August 12, 2011

Rescue the Perishing

But others save with fear, pulling them out of the fire...
Jude 23

While visiting her friend, Howard Doane, in Cincinnati, Fanny Crosby, the blind hymnist, was asked to speak to a group of blue collar workers. Near the end of her address, she had an overwhelming sense that "some mother's boy" before her "must be rescued that night or not at all." She mentioned this to the crowd, pleading, "If there is a dear boy here tonight who has perchance wandered away from his mother's home and his mother's teaching, would he please come to me at the close of the service?"

Afterward a young man of about eighteen approached her. "Did you mean me?" he asked. "I promised my mother to meet her in heaven, but the way I have been living, I don't think that will be possible now." Fanny had the joy of leading him to Christ.

Returning to her room that night, all she could think about was the theme "rescue the perishing," and when she retired that night she had written the complete hymn. The next day, Howard Doane wrote the music, and it was published the following year in his Songs of Devotion.

Many years later, Fanny was speaking at the YMCA in Lynn, Massachusetts, and she recounted the story behind "Rescue the Perishing." After the service, a man approached her, his voice quivering. "Miss Crosby," he said, "I was that boy who told you more than thirty-five years ago that I had wandered from my mother's God. That evening you spoke, I sought and found peace, and I have tried to live a consistent Christian life ever since. If we never meet again on earth, we will meet up yonder." He turned and left, unable to say another word. But Fanny later described it as one of the most gratifying experiences of her life.
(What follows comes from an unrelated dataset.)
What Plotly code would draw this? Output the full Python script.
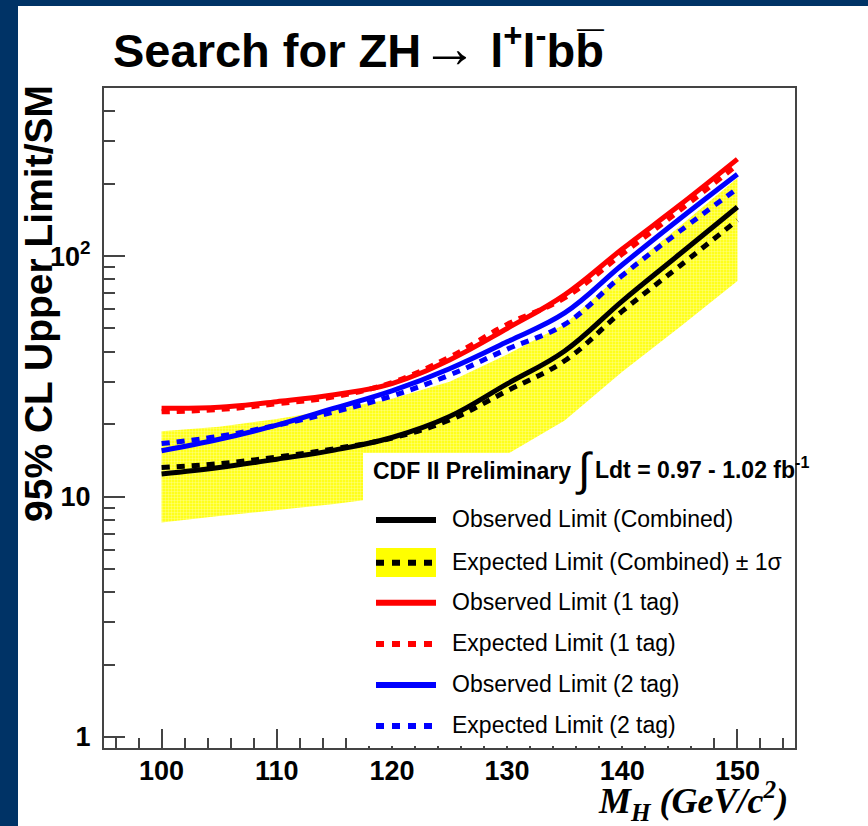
import plotly.graph_objects as go

# Higgs mass points (GeV/c^2)
mass = [100, 105, 110, 115, 120, 125, 130, 135, 140, 145, 150]

# 95% CL upper limits on sigma/sigma_SM
obs_comb = [12.4, 13.2, 14.3, 15.6, 17.6, 21.5, 29.4, 40.3, 65, 102, 160]
exp_comb = [13.2, 13.7, 14.6, 15.8, 17.5, 20.8, 27.5, 36.7, 59, 91, 141]
exp_comb_hi = [18.7, 19.5, 21.0, 23.0, 25.5, 30.0, 39.0, 52.0, 85, 133, 211]
exp_comb_lo = [7.8, 8.3, 8.8, 9.3, 10.0, 11.9, 15.0, 20.7, 33, 50.7, 78.8]
obs_1tag = [23.3, 23.5, 24.8, 26.5, 29.5, 37, 50, 69, 107, 163, 253]
exp_1tag = [22.5, 23.0, 24.3, 26.0, 29.8, 38, 52, 67, 102, 155, 240]
obs_2tag = [15.5, 17.3, 19.8, 23.3, 27.5, 34, 44, 58, 92, 143, 219]
exp_2tag = [16.6, 17.8, 19.8, 22.5, 26.2, 32, 41, 52, 83, 127, 191]

x_major = [100, 110, 120, 130, 140, 150]
x_minor = [96, 98, 102, 104, 106, 108, 112, 114, 116, 118, 122, 124, 126, 128,
           132, 134, 136, 138, 142, 144, 146, 148, 152, 154]
y_major = [1, 10, 100]
y_major_text = ["1", "10", "10<sup>2</sup>"]
y_minor = [2, 3, 4, 5, 6, 7, 8, 9, 20, 30, 40, 50, 60, 70, 80, 90, 200, 300, 400]

legend_labels = [
    "Observed Limit (Combined)",
    "Expected Limit (Combined) \u00b1 1\u03c3",
    "Observed Limit (1 tag)",
    "Expected Limit (1 tag)",
    "Observed Limit (2 tag)",
    "Expected Limit (2 tag)",
]

W_PX, H_PX = 868, 826
L, R, T, B = 104, 795, 88, 748          # frame edges in pixels
PW, PH = R - L, B - T

BLUE_BG = "#003366"
FRAME = "#444444"
YELLOW = "#ffff00"
DOT = "8px,7px"


def fx(px):
    return (px - L) / PW


def fy(py):
    return (B - py) / PH


fig = go.Figure()

# +-1 sigma band around the combined expected limit
fig.add_trace(go.Scatter(
    x=mass + mass[::-1], y=exp_comb_hi + exp_comb_lo[::-1],
    mode="lines", fill="toself", line=dict(width=0),
    fillcolor=YELLOW,
    fillpattern=dict(shape=".", size=3, solidity=0.5,
                     fgcolor="#ffffd8", bgcolor=YELLOW, fillmode="overlay"),
    hoverinfo="skip", showlegend=False))

curves = [
    (exp_comb, "black", DOT),
    (obs_comb, "black", "solid"),
    (exp_2tag, "#0000ff", DOT),
    (obs_2tag, "#0000ff", "solid"),
    (exp_1tag, "#ff0000", DOT),
    (obs_1tag, "#ff0000", "solid"),
]
for vals, col, dash in curves:
    fig.add_trace(go.Scatter(x=mass, y=vals, mode="lines",
                             line=dict(color=col, width=5, dash=dash,
                                       shape="spline", smoothing=1.1),
                             showlegend=False))

shapes = []
# white page with a navy strip on the left and top
shapes.append(dict(type="rect", xref="paper", yref="paper", layer="below",
                   x0=fx(18), x1=fx(W_PX + 5), y0=fy(6), y1=fy(H_PX + 5),
                   fillcolor="white", line=dict(width=0)))
# legend box (white, covers the lower part of the band and the axis ticks)
shapes.append(dict(type="rect", xref="paper", yref="paper", layer="above",
                   x0=fx(363), x1=fx(702), y0=fy(746), y1=fy(453),
                   fillcolor="white", line=dict(width=0)))

annotations = []
row_y = [520, 562.7, 602.7, 644, 685, 726]
styles = [("black", "solid"), ("black", DOT), ("#ff0000", "solid"),
          ("#ff0000", DOT), ("#0000ff", "solid"), ("#0000ff", DOT)]
for i, (lab, (col, dash), yy) in enumerate(zip(legend_labels, styles, row_y)):
    if i == 1:
        shapes.append(dict(type="rect", xref="paper", yref="paper", layer="above",
                           x0=fx(376), x1=fx(436), y0=fy(577), y1=fy(548),
                           fillcolor=YELLOW, line=dict(width=0)))
    shapes.append(dict(type="line", xref="paper", yref="paper", layer="above",
                       x0=fx(376), x1=fx(436), y0=fy(yy), y1=fy(yy),
                       line=dict(color=col, width=6,
                                 dash="8px,8px" if dash != "solid" else "solid")))
    annotations.append(dict(xref="paper", yref="paper", x=fx(450), y=fy(yy - 1),
                            xanchor="left", yanchor="middle", showarrow=False,
                            text=lab,
                            font=dict(family="Liberation Sans", size=23, color="black")))

# luminosity label
annotations.append(dict(xref="paper", yref="paper", x=fx(371), y=fy(471),
                        xanchor="left", yanchor="middle", showarrow=False,
                        text="<b>CDF II Preliminary</b>",
                        font=dict(family="Liberation Sans", size=23, color="black")))
annotations.append(dict(xref="paper", yref="paper", x=fx(584), y=fy(469),
                        xanchor="center", yanchor="middle", showarrow=False,
                        text="\u222b",
                        font=dict(family="Liberation Sans", size=46, color="black")))
annotations.append(dict(xref="paper", yref="paper", x=fx(593), y=fy(468),
                        xanchor="left", yanchor="middle", showarrow=False,
                        text="<b>Ldt = 0.97 - 1.02 fb<sup>-1</sup></b>",
                        font=dict(family="Liberation Sans", size=23, color="black")))

# title
annotations.append(dict(xref="paper", yref="paper", x=fx(111), y=fy(47),
                        xanchor="left", yanchor="middle", showarrow=False,
                        text="<b>Search for ZH<span style='font-size:56px'>\u2192</span>"
                             " l<sup>+</sup>l<sup>-</sup>bb\u0305</b>",
                        font=dict(family="Liberation Sans", size=47, color="black")))
# y-axis title
annotations.append(dict(xref="paper", yref="paper", x=fx(38), y=fy(304),
                        xanchor="center", yanchor="middle", showarrow=False,
                        textangle=-90,
                        text="<b>95% CL Upper Limit/SM</b>",
                        font=dict(family="Liberation Sans", size=39, color="black")))
# x-axis title
annotations.append(dict(xref="paper", yref="paper", x=fx(790), y=fy(801),
                        xanchor="right", yanchor="middle", showarrow=False,
                        text="<b><i>M<sub>H</sub> (GeV/c<sup>2</sup>)</i></b>",
                        font=dict(family="Liberation Serif", size=36, color="black")))

tickfont = dict(family="Liberation Sans", size=27, color="black", weight="bold")

fig.update_layout(
    width=W_PX, height=H_PX,
    margin=dict(l=L, r=W_PX - R, t=T, b=H_PX - B),
    paper_bgcolor=BLUE_BG, plot_bgcolor="white",
    shapes=shapes, annotations=annotations,
    xaxis=dict(range=[95, 155], showgrid=False, zeroline=False,
               showline=True, linecolor=FRAME, linewidth=2, mirror=True,
               tickmode="array", tickvals=x_major, ticks="inside",
               ticklen=19, tickwidth=1.5, tickcolor=FRAME,
               tickfont=tickfont, ticklabelstandoff=-2,
               minor=dict(tickmode="array", tickvals=x_minor, ticks="inside",
                          ticklen=10, tickwidth=1.5, tickcolor=FRAME)),
    yaxis=dict(type="log", range=[-0.0458, 2.699], showgrid=False, zeroline=False,
               showline=True, linecolor=FRAME, linewidth=2, mirror=True,
               tickmode="array", tickvals=y_major, ticktext=y_major_text,
               ticks="inside", ticklen=21, tickwidth=1.5, tickcolor=FRAME,
               tickfont=tickfont, ticklabelstandoff=6,
               minor=dict(tickmode="array", tickvals=y_minor, ticks="inside",
                          ticklen=11, tickwidth=1.5, tickcolor=FRAME)),
)

fig.write_html("out.html")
This song served as a prelude to Fanny Crosby's second career. About age sixty, she began working in downtown rescue missions, spending several days a week in lower Manhattan, witnessing to the down-and-out. Despite her fame as a hymnwriter, she chose to live in near poverty in New York's ghettos, for she felt a calling to minister to the needy. Just a few blocks from her little tenement apartment was the Bowery, a haunt for alcoholics and where every kind of vice flourished. There Fanny would go day after day to rescue the perishing.